Time reported this week that McConnell had told other senators not to fight Trump’s loss, because doing so could continue to hurt Republicans’ chances in the Georgia elections in January. Joe Biden will be President in January, and the House is Democrat-controlled. At this point, McConnell’s retention of power relies on keeping a Republican majority in the Senate.

However, it turns out that at least one Senator-Elect is not on the same page as McConnell. Tommy Tuberville, the Republican who was elected in Alabama after Trump publicly trashed Jeff Sessions for failing to protect him from the Russia investigation, is hinting that he’ll join House Republicans in challenging the Electoral College.
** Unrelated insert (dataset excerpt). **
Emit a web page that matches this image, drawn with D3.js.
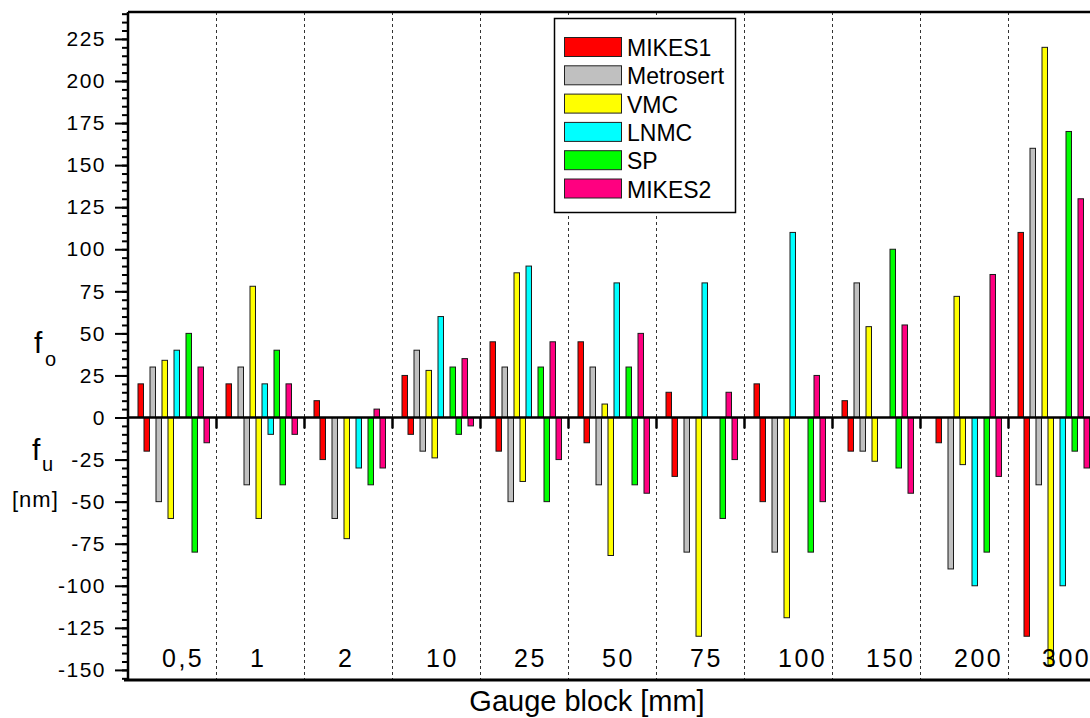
<!DOCTYPE html>
<html>
<head>
<meta charset="utf-8">
<script src="https://cdn.jsdelivr.net/npm/d3@7"></script>
<style>
  html, body { margin: 0; padding: 0; background: #fff; }
  svg { display: block; font-family: "Liberation Sans", Arial, sans-serif; }
</style>
</head>
<body>
<svg id="chart" width="1090" height="718"></svg>
<script>
// ---- data ----
const categories = ["0,5", "1", "2", "10", "25", "50", "75", "100", "150", "200", "300"];
const seriesNames = ["MIKES1", "Metrosert", "VMC", "LNMC", "SP", "MIKES2"];
const seriesColors = ["#ff0000", "#c0c0c0", "#ffff00", "#00ffff", "#00ff00", "#ff0080"];

// upper deviation f_o and lower deviation f_u [nm], per series, per gauge block
const mikes1Upper    = [20, 20, 10, 25, 45, 45, 15, 20, 10, 0, 110];
const mikes1Lower    = [-20, 0, -25, -10, -20, -15, -35, -50, -20, -15, -130];
const metrosertUpper = [30, 30, 0, 40, 30, 30, 0, 0, 80, 0, 160];
const metrosertLower = [-50, -40, -60, -20, -50, -40, -80, -80, -20, -90, -40];
const vmcUpper       = [34, 78, 0, 28, 86, 8, 0, 0, 54, 72, 220];
const vmcLower       = [-60, -60, -72, -24, -38, -82, -130, -119, -26, -28, -147];
const lnmcUpper      = [40, 20, 0, 60, 90, 80, 80, 110, 0, 0, 0];
const lnmcLower      = [0, -10, -30, 0, 0, 0, 0, 0, 0, -100, -100];
const spUpper        = [50, 40, 0, 30, 30, 30, 0, 0, 100, 0, 170];
const spLower        = [-80, -40, -40, -10, -50, -40, -60, -80, -30, -80, -20];
const mikes2Upper    = [30, 20, 5, 35, 45, 50, 15, 25, 55, 85, 130];
const mikes2Lower    = [-15, -10, -30, -5, -25, -45, -25, -50, -45, -35, -30];

const upperSeries = [mikes1Upper, metrosertUpper, vmcUpper, lnmcUpper, spUpper, mikes2Upper];
const lowerSeries = [mikes1Lower, metrosertLower, vmcLower, lnmcLower, spLower, mikes2Lower];

const yMajorTicks = d3.range(-150, 226, 25);
const yMinorTicks = d3.range(-155, 241, 5);

// ---- layout ----
const W = 1090, H = 718;
const plotLeft = 128, plotTop = 12, plotBottom = 680, groupW = 88;

const svg = d3.select("#chart");
svg.append("rect").attr("width", W).attr("height", H).attr("fill", "#fff");

const x0 = d3.scaleBand().domain(categories)
  .range([plotLeft, plotLeft + groupW * categories.length]).paddingInner(0).paddingOuter(0);
const slots = d3.range(12);
const x1 = d3.scaleBand().domain(slots).range([9.5, 81.5]);
const y = d3.scaleLinear().domain([-156, 241]).range([plotBottom, plotTop]);

// build bar records
const bars = [];
categories.forEach((c, ci) => {
  seriesNames.forEach((s, si) => {
    bars.push({cat: c, slot: si * 2, value: upperSeries[si][ci], color: seriesColors[si]});
    bars.push({cat: c, slot: si * 2 + 1, value: lowerSeries[si][ci], color: seriesColors[si]});
  });
});

// dashed separators
const seps = categories.slice(1);
svg.append("g").selectAll("line").data(seps).enter().append("line")
  .attr("x1", d => x0(d) + 0.5).attr("x2", d => x0(d) + 0.5)
  .attr("y1", plotTop).attr("y2", plotBottom)
  .attr("stroke", "#333").attr("stroke-width", 1).attr("stroke-dasharray", "3,3");

// bars
svg.append("g").selectAll("rect").data(bars.filter(d => d.value !== 0)).enter().append("rect")
  .attr("x", d => x0(d.cat) + x1(d.slot) + 0.5)
  .attr("width", x1.bandwidth() - 0.5)
  .attr("y", d => Math.min(y(d.value), y(0)))
  .attr("height", d => Math.abs(y(d.value) - y(0)))
  .attr("fill", d => d.color)
  .attr("stroke", "#1a1a1a").attr("stroke-width", 1);

// zero line
svg.append("line").attr("x1", plotLeft).attr("x2", W).attr("y1", y(0)).attr("y2", y(0))
  .attr("stroke", "#000").attr("stroke-width", 2.5);

// small ticks on zero line at separators
svg.append("g").selectAll("line").data(seps).enter().append("line")
  .attr("x1", d => x0(d) + 0.5).attr("x2", d => x0(d) + 0.5)
  .attr("y1", y(0)).attr("y2", y(0) + 11)
  .attr("stroke", "#000").attr("stroke-width", 2.5);

// category labels
svg.append("g").selectAll("text").data(categories).enter().append("text")
  .attr("x", d => x0(d) + 34).attr("y", 667)
  .attr("font-size", 25).attr("letter-spacing", 2.5).attr("fill", "#000")
  .text(d => d);

// top border
svg.append("line").attr("x1", plotLeft).attr("x2", W).attr("y1", plotTop).attr("y2", plotTop)
  .attr("stroke", "#000").attr("stroke-width", 2.5);
// bottom axis
svg.append("line").attr("x1", plotLeft - 4).attr("x2", W).attr("y1", plotBottom).attr("y2", plotBottom)
  .attr("stroke", "#000").attr("stroke-width", 3);

// y axis minor
const yMinor = d3.axisLeft(y).tickValues(yMinorTicks).tickSize(6).tickFormat("");
const gMinor = svg.append("g").attr("transform", `translate(${plotLeft},0)`).call(yMinor);
gMinor.select(".domain").remove();
gMinor.selectAll("line").attr("stroke", "#000").attr("stroke-width", 2);

// y axis major
const yMajor = d3.axisLeft(y).tickValues(yMajorTicks).tickSize(13).tickPadding(9)
  .tickFormat(d => String(d));
const gMajor = svg.append("g").attr("transform", `translate(${plotLeft},0)`).call(yMajor);
gMajor.select(".domain").attr("d", `M0,${plotTop}V${plotBottom}`).attr("stroke", "#000").attr("stroke-width", 2.5);
gMajor.selectAll("line").attr("stroke", "#000").attr("stroke-width", 2);
gMajor.selectAll("text").attr("font-size", 21).attr("letter-spacing", 1.5)
  .attr("font-family", "'Liberation Sans', Arial, sans-serif").attr("fill", "#000");

// y axis label
const yl = svg.append("g").attr("fill", "#000");
yl.append("text").attr("x", 34).attr("y", 353).attr("font-size", 30).text("f");
yl.append("text").attr("x", 45).attr("y", 366).attr("font-size", 20).text("o");
yl.append("text").attr("x", 32).attr("y", 460).attr("font-size", 30).text("f");
yl.append("text").attr("x", 42).attr("y", 471).attr("font-size", 20).text("u");
yl.append("text").attr("x", 12).attr("y", 507).attr("font-size", 22).attr("letter-spacing", 1).text("[nm]");

// x axis title
svg.append("text").attr("x", 587).attr("y", 711).attr("text-anchor", "middle")
  .attr("font-size", 29).attr("fill", "#000").text("Gauge block [mm]");

// legend
const lg = svg.append("g");
lg.append("rect").attr("x", 554.5).attr("y", 18.5).attr("width", 181).attr("height", 194)
  .attr("fill", "#fff").attr("stroke", "#000").attr("stroke-width", 1.5);
const rowH = 28.3;
const items = lg.selectAll("g.item").data(seriesNames).enter().append("g")
  .attr("transform", (d, i) => `translate(0,${i * rowH})`);
items.append("rect").attr("x", 564.5).attr("y", 37.5).attr("width", 57).attr("height", 19)
  .attr("fill", (d, i) => seriesColors[i]).attr("stroke", "#222").attr("stroke-width", 1);
items.append("text").attr("x", 627).attr("y", 56).attr("font-size", 23).attr("fill", "#000")
  .text(d => d);
</script>
</body>
</html>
Near the end of the clip above, Tuberville tells reporters that he’s going to have to “do in the Senate” what “you’ve been hearing about…in the House.”

In the House, Representative Mo Brooks and Representative-Elect Marjorie Taylor Greene are planning a January 6th challenge to the electoral vote. To force deliberation, there must be at least one challenger from each the House and Senate, and Brooks has been seeking someone in the Senate to help him. New senators are sworn in on January 3rd, meaning that by the 6th, Tuberville will be available to join the challenge.

Georgia’s Senate runoff, meanwhile, takes place on January 5th, and Republicans have already disinvited Trump from a return rally visit, saying he did damage to their cause the first time around, focusing on his own election loss and claims of fraud, rather than supporting the Republican candidates.